— Start of Source data —
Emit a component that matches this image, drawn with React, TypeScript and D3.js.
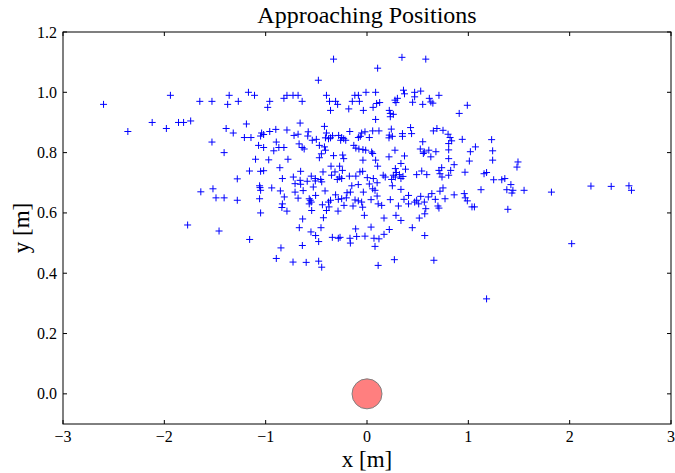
import React from "react";
import * as d3 from "d3";

// Approaching positions [x (m), y (m)]
const positions: [number, number][] = [
  [-2.60,0.96],[-1.94,0.99],[-1.65,0.97],[-1.53,0.97],[-1.375,0.96],[-1.36,0.99],[-2.36,0.87],[-2.12,0.90],[-1.98,0.88],[-1.86,0.90],[-1.81,0.90],[-1.74,0.905],[-1.39,0.88],[-1.53,0.835],[-1.41,0.80],
  [-1.64,0.67],[-1.52,0.68],[-1.49,0.65],[-1.41,0.65],[-1.77,0.56],[-1.46,0.54],
  [-0.33,1.11],[-0.48,1.04],[-1.17,1.00],[-1.11,0.99],[-1.27,0.97],[-0.96,0.97],[-0.98,0.95],[-0.82,0.98],[-0.79,0.99],[-0.73,0.99],[-0.68,0.99],[-0.64,0.97],[-0.40,0.99],[-0.37,0.97],[-0.31,0.97],[-0.29,0.96],[-0.36,0.94],[-0.18,0.945],[-0.12,0.99],[-0.085,0.99],[-0.145,0.97],[-0.075,0.97],
  [-1.32,0.865],[-1.19,0.895],[-1.21,0.85],[-1.145,0.85],[-1.04,0.865],[-1.05,0.855],[-1.02,0.86],[-0.96,0.87],[-0.90,0.877],[-0.79,0.875],[-0.895,0.835],[-0.87,0.817],[-0.82,0.817],[-0.92,0.806],[-1.07,0.824],[-1.02,0.817],[-1.10,0.778],[-0.97,0.776],[-0.78,0.778],[-0.86,0.75],[-0.66,0.898],[-0.72,0.857],[-0.68,0.861],[-0.67,0.829],[-0.64,0.817],[-0.62,0.812],[-0.58,0.869],[-0.585,0.855],[-0.54,0.841],[-0.50,0.844],[-0.47,0.824],[-0.42,0.887],[-0.40,0.865],[-0.41,0.849],[-0.38,0.846],[-0.36,0.849],[-0.34,0.856],[-0.28,0.857],[-0.25,0.85],[-0.26,0.841],[-0.23,0.846],[-0.17,0.87],[-0.21,0.841],[-0.085,0.85],[-0.066,0.854],[-0.053,0.865],[-0.13,0.824],[-0.11,0.815],[-0.08,0.812],[-0.42,0.819],[-0.41,0.808],[-0.45,0.796],[-0.47,0.783],[-0.33,0.79],[-0.24,0.792],[-0.23,0.78],[-0.355,0.755],[-0.27,0.755],
  [0.345,1.116],[0.58,1.11],[0.105,1.08],[-0.01,1.00],[0.085,1.00],[-0.036,0.94],[0.06,0.95],[0.095,0.963],[0.125,0.966],[0.276,0.974],[0.286,0.966],[0.30,0.98],[0.36,1.007],[0.37,0.995],[0.45,0.967],[0.47,1.00],[0.47,0.985],[0.53,1.004],[0.55,0.96],[0.615,0.98],[0.63,0.968],[0.65,0.964],[0.71,0.99],[0.22,0.94],[0.23,0.93],[0.26,0.927],[0.23,0.919],[0.085,0.91],[0.91,0.93],[0.99,0.957],
  [-0.02,0.869],[0.056,0.872],[0.118,0.872],[0.023,0.85],[0.24,0.878],[0.22,0.858],[0.217,0.849],[0.25,0.854],[0.35,0.863],[0.35,0.854],[0.43,0.883],[0.44,0.863],[0.655,0.872],[0.69,0.88],[0.75,0.874],[0.80,0.861],[0.82,0.85],[0.835,0.839],[0.806,0.83],[0.55,0.836],[0.94,0.844],[1.23,0.843],[1.07,0.819],[1.02,0.803],[1.24,0.806],[1.24,0.775],[1.01,0.772],
  [-0.04,0.81],[-0.013,0.808],[0.046,0.802],[0.056,0.797],[0.276,0.808],[0.217,0.786],[0.37,0.789],[0.526,0.812],[0.566,0.802],[0.556,0.797],[0.61,0.808],[0.63,0.786],[0.68,0.803],[0.806,0.809],[0.806,0.78],[0.86,0.76],[0.335,0.764],[0.28,0.747],[0.085,0.775],[-0.04,0.775],[0.105,0.755],[0.737,0.75],
  [1.49,0.769],[1.48,0.752],
  [1.33,0.71],[1.36,0.714],[1.42,0.694],[1.38,0.677],[1.44,0.675],[1.43,0.666],[1.55,0.675],[1.82,0.669],[2.21,0.689],[2.41,0.688],[2.585,0.69],[2.61,0.675],[1.39,0.612],[2.02,0.498],
  [-0.07,0.736],[-0.043,0.738],[0.003,0.717],[0.023,0.696],[0.0625,0.714],[0.16,0.725],[0.18,0.719],[0.10,0.70],[0.056,0.68],[-0.036,0.669],[0.079,0.675],[0.243,0.711],[0.26,0.725],[0.29,0.734],[0.28,0.719],[0.32,0.727],[0.335,0.714],[0.355,0.721],[0.38,0.745],[0.25,0.69],[0.49,0.727],[0.54,0.739],[0.59,0.727],[0.71,0.741],[0.72,0.73],[0.74,0.719],[0.806,0.725],[0.826,0.741],[0.967,0.735],[1.155,0.73],[1.18,0.734],[1.25,0.71],
  [0.10,0.656],[0.04,0.644],[-0.053,0.636],[-0.043,0.619],[0.11,0.63],[0.145,0.625],[0.23,0.644],[0.335,0.678],[0.365,0.645],[0.41,0.658],[0.41,0.63],[0.31,0.623],[0.49,0.642],[0.51,0.63],[0.47,0.636],[0.53,0.655],[0.566,0.636],[0.605,0.653],[0.64,0.664],[0.674,0.645],[0.72,0.672],[0.75,0.683],[0.70,0.623],[0.71,0.616],[0.77,0.647],[0.86,0.66],[0.96,0.664],[0.97,0.65],[0.99,0.64],[1.036,0.62],[1.06,0.62],[1.125,0.677],
  [0.58,0.614],[0.57,0.597],[0.516,0.583],[-0.026,0.592],[0.168,0.583],[0.286,0.592],[0.335,0.575],[0.447,0.551],[0.22,0.545],[0.168,0.529],[0.04,0.553],[-0.02,0.523],[0.069,0.516],[0.118,0.514],[0.079,0.489],[0.57,0.525],[0.27,0.445],[0.11,0.426],[0.66,0.443],[1.18,0.315],
  [-1.16,0.739],[-1.05,0.738],[-1.02,0.74],[-1.28,0.713],[-1.28,0.642],[-1.06,0.69],[-1.056,0.684],[-1.05,0.675],[-1.06,0.647],[-1.05,0.60],[-0.94,0.683],[-0.835,0.714],[-0.855,0.673],[-0.816,0.653],[-0.835,0.63],[-0.84,0.618],[-0.79,0.606],[-0.727,0.719],[-0.71,0.697],[-0.655,0.738],[-0.66,0.708],[-0.655,0.695],[-0.63,0.674],[-0.71,0.669],[-0.68,0.649],[-0.59,0.705],[-0.57,0.647],[-0.56,0.642],[-0.57,0.63],[-0.55,0.636],[-0.546,0.608],[-0.53,0.686],[-0.55,0.722],[-0.51,0.714],[-0.51,0.706],[-0.457,0.711],[-0.447,0.703],[-0.434,0.736],[-0.507,0.658],[-0.414,0.673],[-0.35,0.725],[-0.316,0.736],[-0.273,0.719],[-0.293,0.711],[-0.243,0.741],[-0.25,0.714],[-0.174,0.722],[-0.15,0.69],[-0.11,0.722],[-0.086,0.694],
  [-0.36,0.642],[-0.38,0.636],[-0.375,0.62],[-0.40,0.608],[-0.43,0.584],[-0.44,0.627],[-0.31,0.66],[-0.283,0.645],[-0.25,0.647],[-0.227,0.625],[-0.204,0.65],[-0.197,0.667],[-0.164,0.669],[-0.138,0.623],[-0.118,0.643],[-0.086,0.64],[-0.286,0.606],[-0.635,0.58],[-0.668,0.551],[-0.454,0.551],[-0.553,0.537],[-0.507,0.525],[-0.477,0.505],[-0.342,0.519],[-0.283,0.516],[-0.266,0.519],[-0.168,0.516],[-0.164,0.50],[-0.112,0.547],[-0.102,0.522],[-1.158,0.512],[-0.849,0.484],[-0.638,0.492],[-0.895,0.449],[-0.73,0.437],[-0.60,0.436],[-0.477,0.44],[-0.447,0.42],
];

// The obstacle / robot at the origin
const obstacle: [number, number][] = [[0, 0]];

const xDomain: [number, number] = [-3, 3];
const yDomain: [number, number] = [-0.1, 1.2];
const xTicks = [-3, -2, -1, 0, 1, 2, 3];
const yTicks = [0.0, 0.2, 0.4, 0.6, 0.8, 1.0, 1.2];

const titleText = "Approaching Positions";
const xLabelText = "x [m]";
const yLabelText = "y [m]";

const FONT = "'Liberation Serif', 'DejaVu Serif', serif";

export default function App() {
  const W = 675;
  const H = 473;
  const left = 63, right = 671, top = 32, bottom = 424;
  const x = d3.scaleLinear().domain(xDomain).range([left, right]);
  const y = d3.scaleLinear().domain(yDomain).range([bottom, top]);
  const fmtX = (v: number) => (v < 0 ? "\u2212" + Math.abs(v) : String(v));
  const fmtY = d3.format(".1f");
  const tick = 4;
  const arm = 3.5;

  return (
    <svg
      width={W}
      height={H}
      style={{ position: "absolute", left: 0, top: 0, background: "#fff" }}
      fontFamily={FONT}
    >
      <rect x={0} y={0} width={W} height={H} fill="#fff" />
      {/* points */}
      <g stroke="#0000ff" strokeWidth={1} fill="none">
        {positions.map(([px, py], i) => {
          const cx = x(px);
          const cy = y(py);
          return (
            <path
              key={i}
              d={`M${cx - arm},${cy}H${cx + arm}M${cx},${cy - arm}V${cy + arm}`}
            />
          );
        })}
      </g>
      {/* obstacle */}
      {obstacle.map(([ox, oy], i) => (
        <circle key={i} cx={x(ox)} cy={y(oy)} r={15} fill="#ff7f7f" stroke="#808080" strokeWidth={1} />
      ))}
      {/* frame */}
      <rect x={left} y={top} width={right - left} height={bottom - top} fill="none" stroke="#000" strokeWidth={1} />
      {/* x ticks */}
      {xTicks.map((t) => (
        <g key={"x" + t}>
          <line x1={x(t)} x2={x(t)} y1={bottom} y2={bottom - tick} stroke="#000" />
          <line x1={x(t)} x2={x(t)} y1={top} y2={top + tick} stroke="#000" />
          <text x={x(t)} y={442} fontSize={16} textAnchor="middle">{fmtX(t)}</text>
        </g>
      ))}
      {/* y ticks */}
      {yTicks.map((t) => (
        <g key={"y" + t}>
          <line x1={left} x2={left + tick} y1={y(t)} y2={y(t)} stroke="#000" />
          <line x1={right} x2={right - tick} y1={y(t)} y2={y(t)} stroke="#000" />
          <text x={57} y={y(t) + 5.5} fontSize={16} textAnchor="end">{fmtY(t)}</text>
        </g>
      ))}
      <text x={(left + right) / 2} y={23} fontSize={24} textAnchor="middle">{titleText}</text>
      <text x={(left + right) / 2} y={467} fontSize={23} textAnchor="middle">{xLabelText}</text>
      <text transform={`translate(29,${(top + bottom) / 2}) rotate(-90)`} fontSize={23} textAnchor="middle">{yLabelText}</text>
    </svg>
  );
}
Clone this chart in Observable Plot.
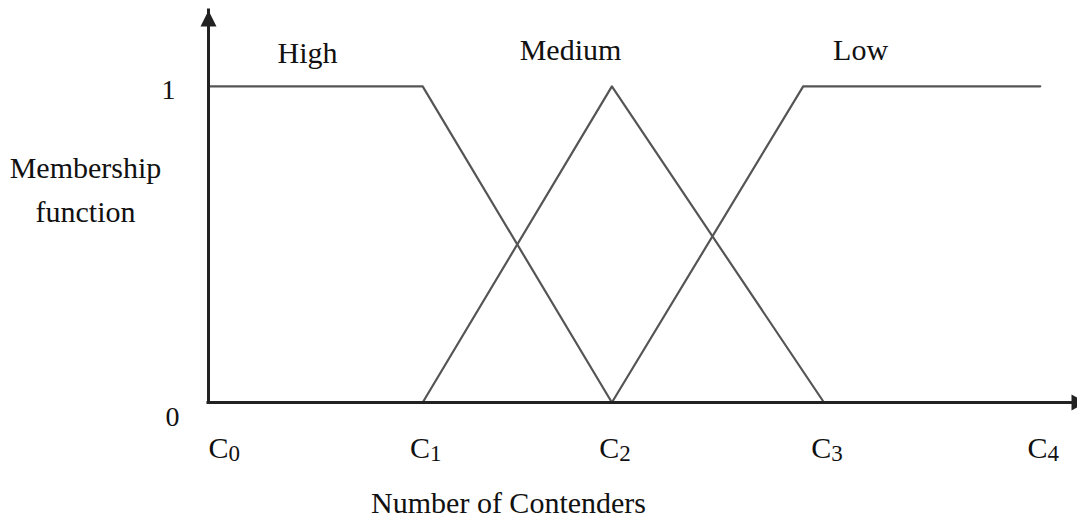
<!DOCTYPE html>
<html>
<head>
<meta charset="utf-8">
<script src="https://cdn.jsdelivr.net/npm/d3@7"></script>
<script src="https://cdn.jsdelivr.net/npm/@observablehq/plot@0.6"></script>
<style>
  html, body { margin: 0; padding: 0; background: #fff; }
  #chart { width: 1077px; height: 521px; overflow: hidden; }
</style>
</head>
<body>
<div id="chart"></div>
<script>
// ---- data ----
const categories = ["C0", "C1", "C2", "C3", "C4"];
const categoryAt = [0, 1.03, 1.94, 2.96, 4.0];
const seriesNames = ["High", "Medium", "Low"];
const highX = [0, 1.03, 1.94];
const highY = [1, 1, 0];
const mediumX = [1.03, 1.94, 2.96];
const mediumY = [0, 1, 0];
const lowX = [1.94, 2.86, 4.0];
const lowY = [0, 1, 1];
const yTicks = [0, 1];
const xTitle = "Number of Contenders";
const yTitle = "Membership\nfunction";

// ---- build tables ----
const seriesX = {High: highX, Medium: mediumX, Low: lowX};
const seriesY = {High: highY, Medium: mediumY, Low: lowY};
const points = seriesNames.flatMap(s => seriesX[s].map((x, i) => ({series: s, x, y: seriesY[s][i]})));
const cats = categories.map((c, i) => ({label: c, x: categoryAt[i]}));

// label layout (data units)
const labelLayout = {High: [0.476, 1.073], Medium: [1.741, 1.082], Low: [3.136, 1.085]};
const seriesLabels = seriesNames.map(s => ({name: s, x: labelLayout[s][0], y: labelLayout[s][1]}));

const font = "'Liberation Serif', 'Times New Roman', Times, serif";
const ink = "#111";
const axisInk = "#222";

const arrowUp = {draw(ctx) { ctx.moveTo(0, 0); ctx.lineTo(8, 16); ctx.lineTo(-8, 16); ctx.closePath(); }};
const arrowRight = {draw(ctx) { ctx.moveTo(0, 0); ctx.lineTo(-15, -8); ctx.lineTo(-15, 8); ctx.closePath(); }};

const chart = Plot.plot({
  width: 1077,
  height: 521,
  marginLeft: 208,
  marginRight: 4,
  marginTop: 10,
  marginBottom: 119,
  x: {domain: [0, 4.16], axis: null},
  y: {domain: [0, 1.24], axis: null},
  style: {fontFamily: font, background: "white", color: ink},
  marks: [
    Plot.line(points, {x: "x", y: "y", z: "series", stroke: "#555", strokeWidth: 2.2}),
    Plot.ruleX([0], {stroke: axisInk, strokeWidth: 3, strokeLinecap: "square"}),
    Plot.ruleY([0], {stroke: axisInk, strokeWidth: 3, strokeLinecap: "square"}),
    Plot.dot([0], {x: d => d, y: () => 1.24, symbol: arrowUp, fill: axisInk, stroke: null, r: 8}),
    Plot.dot([0], {x: () => 4.16, y: d => d, symbol: arrowRight, fill: axisInk, stroke: null, r: 8, dx: 13}),
    // series labels
    Plot.text(seriesLabels, {x: "x", y: "y", text: "name", fontSize: 30, fill: ink, lineAnchor: "bottom", textAnchor: "middle"}),
    // y tick labels
    Plot.text(yTicks.filter(v => v === 1), {x: () => 0, y: d => d, text: d => String(d), fontSize: 28, fill: ink, dx: -40, dy: 4, textAnchor: "middle"}),
    Plot.text(yTicks.filter(v => v === 0), {x: () => 0, y: d => d, text: d => String(d), fontSize: 28, fill: ink, dx: -36, dy: 15, textAnchor: "middle"}),
    // x category labels
    Plot.text(cats.slice(0, 1), {x: "x", y: () => 0, text: "label", fontSize: 30, fill: ink, lineAnchor: "bottom", textAnchor: "start", dy: 55}),
    Plot.text(cats.slice(1), {x: "x", y: () => 0, text: "label", fontSize: 30, fill: ink, lineAnchor: "bottom", textAnchor: "middle", dx: 3, dy: 55}),
    // axis titles
    Plot.text([xTitle], {x: () => 1.443, y: () => 0, text: d => d, fontSize: 30, fill: ink, lineAnchor: "bottom", textAnchor: "middle", dy: 110}),
    Plot.text([yTitle], {x: () => 0, y: () => 0.57, text: d => d, fontSize: 30, fill: ink, lineAnchor: "bottom", textAnchor: "middle", dx: -123, lineHeight: 1.4667})
  ]
});

// subscripts for category labels
const catSet = new Set(categories);
d3.select(chart).selectAll("text").each(function() {
  const t = this.textContent;
  if (!catSet.has(t)) return;
  while (this.firstChild) this.removeChild(this.firstChild);
  const sel = d3.select(this);
  sel.append("tspan").text(t.slice(0, 1));
  sel.append("tspan").attr("font-size", 23).attr("dy", 3).text(t.slice(1));
});

document.getElementById("chart").appendChild(chart);
</script>
</body>
</html>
— End of Source data —
Begin at the first line of the material and copy each line exactly through the one containing "import * as". Omit pictures.

- Written response:
Emit a component that matches this image, drawn with React, TypeScript and D3.js.
import React from "react";
import * as d3 from "d3";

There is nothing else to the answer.